[Coupe du monde] Serbie : la surprise du chef

Comment un pays qui a vu son championnat être gagné par le petit frère d’Anthony Le Tallec peut-il espérer faire un résultat à la Coupe du Monde ? Si l’équation semble difficile à résoudre, il faut tout de même se méfier de cette équipe dont on n’attend rien mais qui regorge de valeurs sûres du football européen entre lesquelles se sont insérés quelques détonateurs au rendement incertain.

Quand on pense à la Serbie, on pense à une petite équipe qui comme beaucoup d’autres ne va rien faire d’extraordinaire pendant la Coupe du Monde. Une équipe moyenne, sans véritable armes et dont le joueur le plus connu, Nemanja Vidić, est à la retraite. Pourtant, la Serbie a une véritable carte à jouer pendant cette Coupe du Monde. Déjà parce qu’elle est dans un groupe où la deuxième place est accessible mais aussi parce que son effectif est de meilleure qualité qu’on ne pourrait le penser.

La Serbie fait partie du Groupe E, un groupe qui compte le Brésil, la Suisse et le Costa Rica. Et si la première place semble promise aux Brésiliens, derrière tout est jouable pour accrocher une qualification en huitième de finale. La faiblesse du Costa Rica et les irrégularités de la Suisse pourraient permettre à la Serbie de prendre des points contre ses adversaires directs et de venir talonner le Brésil. La question est de savoir si la Serbie ne connaît pas les mêmes problèmes que ses concurrents et notamment de la Suisse qui sera son grand rival pour la deuxième place.

Depuis 2010, la Serbie n’a participé à aucune grande compétition internationale. En cause : des supporters trop turbulents qui leur ont fait perdre deux matchs sur tapis vert lors des éliminatoires pour l’Euro 2012 et 2016 mais aussi et surtout des prestations moyennes, pas en accord avec la qualité de leur effectif.

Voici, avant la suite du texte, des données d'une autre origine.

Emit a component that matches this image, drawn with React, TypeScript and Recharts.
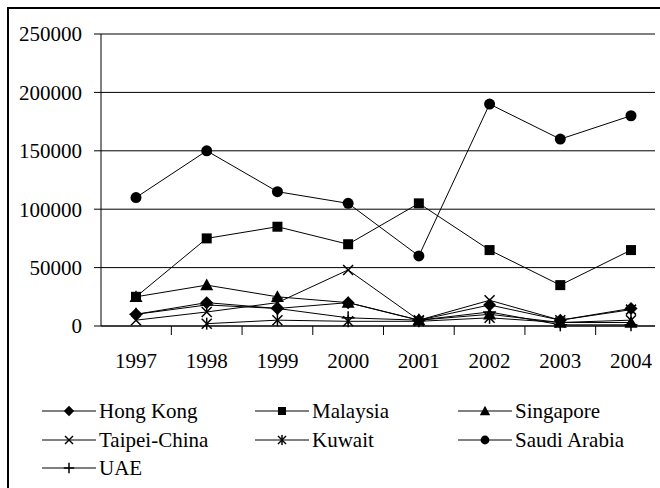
import React from "react";
import { LineChart, Line, XAxis, YAxis, CartesianGrid } from "recharts";

const years = ["1997", "1998", "1999", "2000", "2001", "2002", "2003", "2004"];
const hongKong = [10000, 20000, 15000, 20000, 5000, 18000, 5000, 15000];
const malaysia = [25000, 75000, 85000, 70000, 105000, 65000, 35000, 65000];
const singapore = [25000, 35000, 25000, 20000, 5000, 10000, 3000, 3000];
const taipei = [5000, 12000, 20000, 48000, 5000, 22000, 5000, 14000];
const kuwait = [null, 2000, 5000, 4000, 4000, 7000, 3000, 5000];
const saudi = [110000, 150000, 115000, 105000, 60000, 190000, 160000, 180000];
const uae = [10000, 18000, 15000, 7000, 5000, 12000, 1000, 1000];
const yTicks = [0, 50000, 100000, 150000, 200000, 250000];

const seriesNames = ["Hong Kong", "Malaysia", "Singapore", "Taipei-China", "Kuwait", "Saudi Arabia", "UAE"];
const seriesValues = [hongKong, malaysia, singapore, taipei, kuwait, saudi, uae];
const seriesMarkers = ["diamond", "square", "triangle", "x", "star", "circle", "plus"];

const data = years.map((y, i) => {
  const row: any = { year: y };
  seriesNames.forEach((n, k) => {
    row[n] = seriesValues[k][i];
  });
  return row;
});

const FONT = "Liberation Serif, Tinos, Times New Roman, DejaVu Serif, serif";
const CHART_W = 660;
const CHART_H = 380;
const MARGIN = { top: 34, right: 5, left: 0, bottom: 10 };
const Y_W = 101;
const PAD_L = 35;
const PAD_R = 24;
const PLOT_W = CHART_W - MARGIN.left - MARGIN.right - Y_W;
const STEP = (PLOT_W - PAD_L - PAD_R) / (years.length - 1);

function Marker({ type, cx, cy, s = 1 }: { type: string; cx: number; cy: number; s?: number }) {
  if (cx == null || cy == null || isNaN(cx) || isNaN(cy)) return null;
  switch (type) {
    case "diamond": {
      const r = 6.5 * s;
      return <polygon points={`${cx},${cy - r} ${cx + r},${cy} ${cx},${cy + r} ${cx - r},${cy}`} fill="#000" />;
    }
    case "square": {
      const r = 5 * s;
      return <rect x={cx - r} y={cy - r} width={2 * r} height={2 * r} fill="#000" />;
    }
    case "triangle": {
      const r = 6.5 * s;
      return <polygon points={`${cx},${cy - r} ${cx + r},${cy + r * 0.8} ${cx - r},${cy + r * 0.8}`} fill="#000" />;
    }
    case "x": {
      const r = 5 * s;
      return (
        <g stroke="#000" strokeWidth={1.5}>
          <line x1={cx - r} y1={cy - r} x2={cx + r} y2={cy + r} />
          <line x1={cx - r} y1={cy + r} x2={cx + r} y2={cy - r} />
        </g>
      );
    }
    case "star": {
      const r = 5 * s;
      return (
        <g stroke="#000" strokeWidth={1.5}>
          <line x1={cx - r} y1={cy - r} x2={cx + r} y2={cy + r} />
          <line x1={cx - r} y1={cy + r} x2={cx + r} y2={cy - r} />
          <line x1={cx} y1={cy - r - 1} x2={cx} y2={cy + r + 1} />
        </g>
      );
    }
    case "circle":
      return <circle cx={cx} cy={cy} r={5.5 * s} fill="#000" />;
    case "plus": {
      const r = 6.5 * s;
      return (
        <g stroke="#000" strokeWidth={1.5}>
          <line x1={cx - r} y1={cy} x2={cx + r} y2={cy} />
          <line x1={cx} y1={cy - r} x2={cx} y2={cy + r} />
        </g>
      );
    }
  }
  return null;
}

const XTick = (props: any) => {
  const { x, y, payload, index } = props;
  const last = index === years.length - 1;
  return (
    <g>
      <text x={x} y={y + 42} textAnchor="middle" style={{ fontFamily: FONT, fontSize: 21 }} fill="#000">
        {payload.value}
      </text>
      {!last && <line x1={x + STEP / 2} y1={y} x2={x + STEP / 2} y2={y + 9} stroke="#000" strokeWidth={1} />}
    </g>
  );
};

const YTick = (props: any) => {
  const { x, y, payload } = props;
  return (
    <text x={x} y={y} dy="0.35em" textAnchor="end" style={{ fontFamily: FONT, fontSize: 21 }} fill="#000">
      {payload.value}
    </text>
  );
};

const legendCols = [42, 255, 458];
const legendRows = [411, 440, 468];

export default function App() {
  return (
    <div style={{ position: "fixed", left: 0, top: 0, width: 660, height: 488, overflow: "hidden", background: "#fff", fontFamily: FONT }}>
      <div
        style={{
          position: "absolute",
          left: 7,
          top: 7,
          width: 800,
          height: 700,
          borderLeft: "2px solid #000",
          borderTop: "2px solid #000",
        }}
      />
      <div style={{ position: "absolute", left: 0, top: 0 }}>
        <LineChart width={CHART_W} height={CHART_H} data={data} margin={MARGIN}>
          <CartesianGrid horizontal vertical={false} stroke="#000" strokeWidth={1} />
          <XAxis
            dataKey="year"
            height={44}
            padding={{ left: PAD_L, right: PAD_R }}
            axisLine={{ stroke: "#000", strokeWidth: 1 }}
            tickLine={false}
            tickSize={0}
            tickMargin={0}
            tick={<XTick />}
            interval={0}
          />
          <YAxis
            width={Y_W}
            domain={[0, 250000]}
            ticks={yTicks}
            axisLine={{ stroke: "#000", strokeWidth: 1 }}
            tickLine={{ stroke: "#000", strokeWidth: 1 }}
            tickSize={7}
            tickMargin={12}
            tick={<YTick />}
            interval={0}
          />
          {seriesNames.map((n, k) => (
            <Line
              key={n}
              type="linear"
              dataKey={n}
              stroke="#000"
              strokeWidth={1}
              isAnimationActive={false}
              connectNulls={false}
              dot={(p: any) => (
                <Marker key={`${n}-${p.index}`} type={seriesMarkers[k]} cx={p.cx} cy={p.cy} />
              )}
              activeDot={false}
            />
          ))}
        </LineChart>
      </div>
      {seriesNames.map((n, k) => {
        const col = k % 3;
        const row = Math.floor(k / 3);
        return (
          <div
            key={n}
            style={{
              position: "absolute",
              left: legendCols[col],
              top: legendRows[row] - 14,
              height: 28,
              display: "flex",
              alignItems: "center",
              fontFamily: FONT,
              fontSize: 21,
              color: "#000",
              whiteSpace: "nowrap",
            }}
          >
            <svg width={54} height={20} style={{ marginRight: 3 }}>
              <line x1={0} y1={10} x2={54} y2={10} stroke="#000" strokeWidth={1} />
              <Marker type={seriesMarkers[k]} cx={27} cy={10} s={0.8} />
            </svg>
            <span>{n}</span>
          </div>
        );
      })}
    </div>
  );
}
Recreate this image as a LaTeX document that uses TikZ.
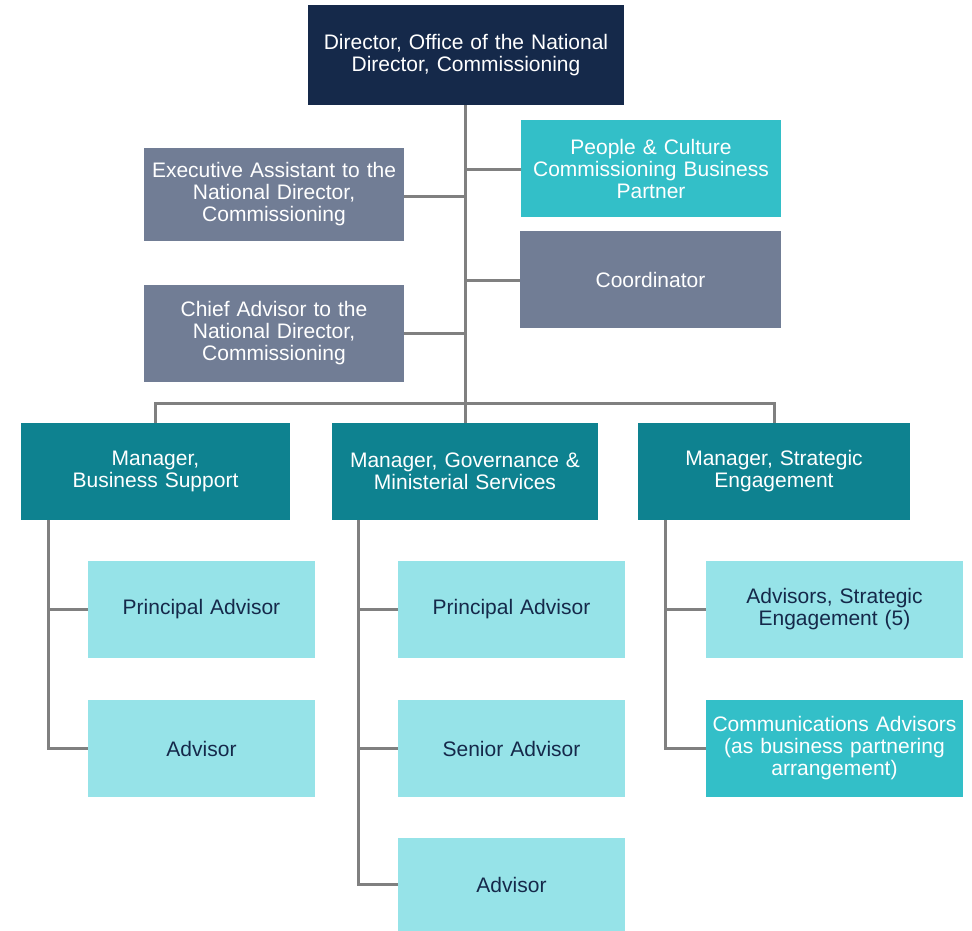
\documentclass[tikz,border=0pt]{standalone}
\usepackage{fontspec}
\setmainfont{Liberation Sans}
\definecolor{navy}{HTML}{15294A}
\definecolor{slate}{HTML}{717D95}
\definecolor{aqua}{HTML}{33BFC8}
\definecolor{teal}{HTML}{0E8290}
\definecolor{pale}{HTML}{96E3E8}
\definecolor{linegray}{HTML}{808080}
\begin{document}
\begin{tikzpicture}[x=1pt,y=-1pt,
  box/.style={rectangle, inner sep=0pt, align=center, font=\fontsize{21}{22}\selectfont},
  darkbox/.style={box, fill=navy, text=white},
  slatebox/.style={box, fill=slate, text=white},
  aquabox/.style={box, fill=aqua, text=white},
  tealbox/.style={box, fill=teal, text=white},
  palebox/.style={box, fill=pale, text=navy},
  link/.style={draw=linegray, line width=3pt}]
\useasboundingbox (0,0) rectangle (972,931);

\node[darkbox, minimum width=316, minimum height=100, text width=305] (dir) at (466,55) {Director, Office of the National\\Director, Commissioning};
\node[aquabox, minimum width=260, minimum height=97, text width=255] (pc) at (651,168.5) {People \& Culture\\Commissioning Business\\Partner};
\node[slatebox, minimum width=260, minimum height=93, text width=255] (exec) at (274,194.5) {Executive Assistant to the\\National Director,\\Commissioning};
\node[slatebox, minimum width=261, minimum height=97, text width=255] (coord) at (650.5,279.5) {Coordinator};
\node[slatebox, minimum width=260, minimum height=97, text width=255] (chief) at (274,333.5) {Chief Advisor to the\\National Director,\\Commissioning};

\node[tealbox, minimum width=269, minimum height=97, text width=262] (bs) at (155.5,471.5) {Manager,\\Business Support};
\node[tealbox, minimum width=266, minimum height=97, text width=262] (gms) at (465,471.5) {Manager, Governance \&\\Ministerial Services};
\node[tealbox, minimum width=272, minimum height=97, text width=262] (se) at (774,471.5) {Manager, Strategic\\Engagement};

\node[palebox, minimum width=227, minimum height=97, text width=222] (bspa) at (201.5,609.5) {Principal Advisor};
\node[palebox, minimum width=227, minimum height=97, text width=222] (bsad) at (201.5,748.5) {Advisor};

\node[palebox, minimum width=227, minimum height=97, text width=222] (gpa) at (511.5,609.5) {Principal Advisor};
\node[palebox, minimum width=227, minimum height=97, text width=222] (gsa) at (511.5,748.5) {Senior Advisor};
\node[palebox, minimum width=227, minimum height=93, text width=222] (gad) at (511.5,884.5) {Advisor};

\node[palebox, minimum width=257, minimum height=97, text width=252] (sead) at (834.5,609.5) {Advisors, Strategic\\Engagement (5)};
\node[aquabox, minimum width=257, minimum height=97, text width=256] (comm) at (834.5,748.5) {Communications Advisors\\(as business partnering\\arrangement)};

\coordinate (hub) at (465,403);
\coordinate (bsT) at (48,520);
\coordinate (gT) at (358,520);
\coordinate (sT) at (665,520);

\draw[link] (dir.south -| hub) -- (hub);
\draw[link] (pc.west |- 0,170) -- (hub |- 0,170);
\draw[link] (exec.east |- 0,196) -- (hub |- 0,196);
\draw[link] (coord.west |- 0,280) -- (hub |- 0,280);
\draw[link] (chief.east |- 0,333) -- (hub |- 0,333);
\draw[link] (bs.north) |- (hub) -| (se.north);
\draw[link] (hub) -- (gms.north);
\draw[link] (bsT) |- (bspa.west);
\draw[link] (bsT) |- (bsad.west);
\draw[link] (gT) |- (gpa.west);
\draw[link] (gT) |- (gsa.west);
\draw[link] (gT) |- (gad.west);
\draw[link] (sT) |- (sead.west);
\draw[link] (sT) |- (comm.west);
\end{tikzpicture}
\end{document}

Car il s’agit là de la vraie chance de la Serbie : un effectif d’expérience et de qualité, capable de gérer les situations et de vaincre par l’intelligence. La Serbie de 2018, ce sont des joueurs comme Ivanović, Kolarov ou Matic. Ces joueurs-là sont des valeurs sûres du football européen et même des pointures à leur poste comme c’est le cas pour Nemanja Matić, qui fait partie de la rare famille des milieux de la trempe de Busquets ou de Thiago Motta. Pour cette compétition, ils auront tous les trois un rôle de cadre, qu’il faut comprendre de manière littérale. Ils auront comme tâche première de stabiliser le groupe, de lui donner une certaine régularité dans la performance comme dans l’expérience. Une coupe du monde n’est pas qu’une somme de matchs, c’est une véritable aventure qu’il faut savoir gérer aussi bien sur le plan humain que sportif.

On l’a déjà vu par le passé, la Serbie a pu connaitre des remous à cause de faits extérieurs au sportif, qui remettent largement en cause la constance de ses performances. Parce qu’au-delà de ses supporters, la Serbie a été troublé par différents événements comme la mise à l’écart d’Adem Ljajić, exclu du groupe pour ne pas vouloir chanter l’hymne serbe ou beaucoup plus récemment (et donc avec beaucoup plus d’incidence sur les prochaines échéances) par le départ obscur de l’entraîneur Slavoljub Muslin, aussitôt remplacé par son adjoint Mladen Krstajić. Ce dernier n’aura que son expérience de joueur pour assurer un parcours satisfaisant à la tête de la Serbie puisque ce poste de sélectionneur est le premier de sa carrière d’entraîneur.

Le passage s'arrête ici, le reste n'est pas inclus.